The nodular graphite develops in the form of very large numbers of small nodules, thereby improving the tensile strength, proof limit, elongation and notched impact values and the elasticity modulus.

The acceleration of cooling down to the austenitepearlite-ferrite transformation range has the effect of producing a ferritic cast structure, so that ferritising annealing can be omitted. One particular advantage of the invention is that moulds can be poured without feeders.

An embodiment of foundry mould for carrying out the process of the invention will now be described, by way of example only, with reference to the accompanying drawings, in which: Figure 1 is a longitudinal section through one-half of the foundry mould; Figure 2 is an enlargement of the area A in Figure 1; and Figure 3 is a section, taken on the line B-B of Figure 1.

The foundry mould shown in the drawings incorporates a base-plate 1, moulding-box rings 2, and a core spindle 3. It has both a mould jacket 4 made from moulding sand and a core 5 made from moulding sand. Molten iron is poured in through a pouring cup 6 and flows down the runner 7 to the lowest point in the mould cavity 8. Thus, the mould cavity 8 fills from the bottom upwards during pouring.

The mould jacket 4 and the core 5 both contain cooling tubes 9 embedded in the moulding sand and connected to a cooling unit (not shown). The cooling tubes 9 are disposed adjacent the cavity faces of the mould jacket 4 and the core 5, at a distance from the mould jacket and core faces not exceeding 100 mm.

The cooling tubes run vertically, but they could run in loops and/or be connected to distribution tubes, or the cooling tubes could be disposed in helical formation. Moreover, a plurality of cooling-tube systems could be used, the coolant running in opposite directions through them to achieve a uniform cooling action over the entire height of the foundry mould.

Claims (7)

1. A process for the production of a thickwalled container, in nodular cast iron, in which molten iron at the pouring temperature is poured into the cavity in a foundry mould comprising a core and a mould jacket formed from moulding sand, cooled in the mould and allowed to solidify, cooling tubes being embedded in the mould jacket and the core and connected to a cooling unit, to develop rapidly solidified surface skins adjacent to the mould jacket and core faces by active cooling in the molten iron, and thereby protect the mould jacket and the core from a proportion of the solidification pressure.

2. A process as in Claim 1,wherein the solidification period for the molten iron is reduced by 80% by the cooling action.

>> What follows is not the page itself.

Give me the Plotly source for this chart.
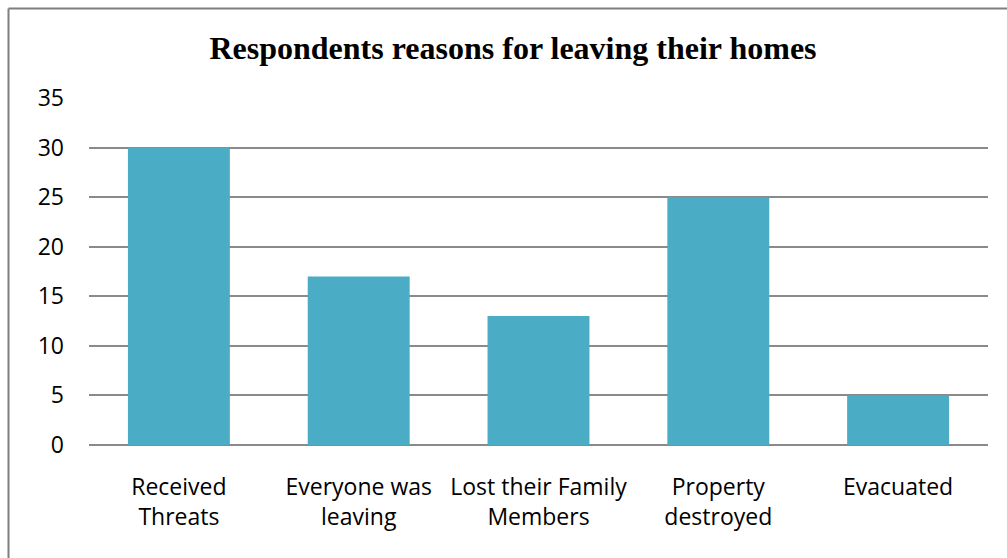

3. A process as in either of Claims 1 and 2, wherein the cooling action is maintained only until the molten iron has transformed to austenite, pear lite and ferrite and is then terminated.

4. A process as in Claim 3, wherein the cooling action is started again after passing through the said transformation range.

5. A process as in any of Claims 1 to 4, wherein a metal core is used.

6. A foundry mould for carrying out the process as in any one of Claims 1 to 4, incorporating a baseplate, moulding-box rings, and a core spindle, having both a mould jacket made from moulding sand and a core made from moulding sand, and both the mould jacket and the core having cooling tubes, which are embedded in the moulding sand, the cooling tubes being disposed adjacent the cavity faces of the mould jacket and the core at a distance from the mould jacket and core faces not exceeding 100 mm.

7. Afoundry mould substantially as hereinbefore described with reference to the accompanying drawings.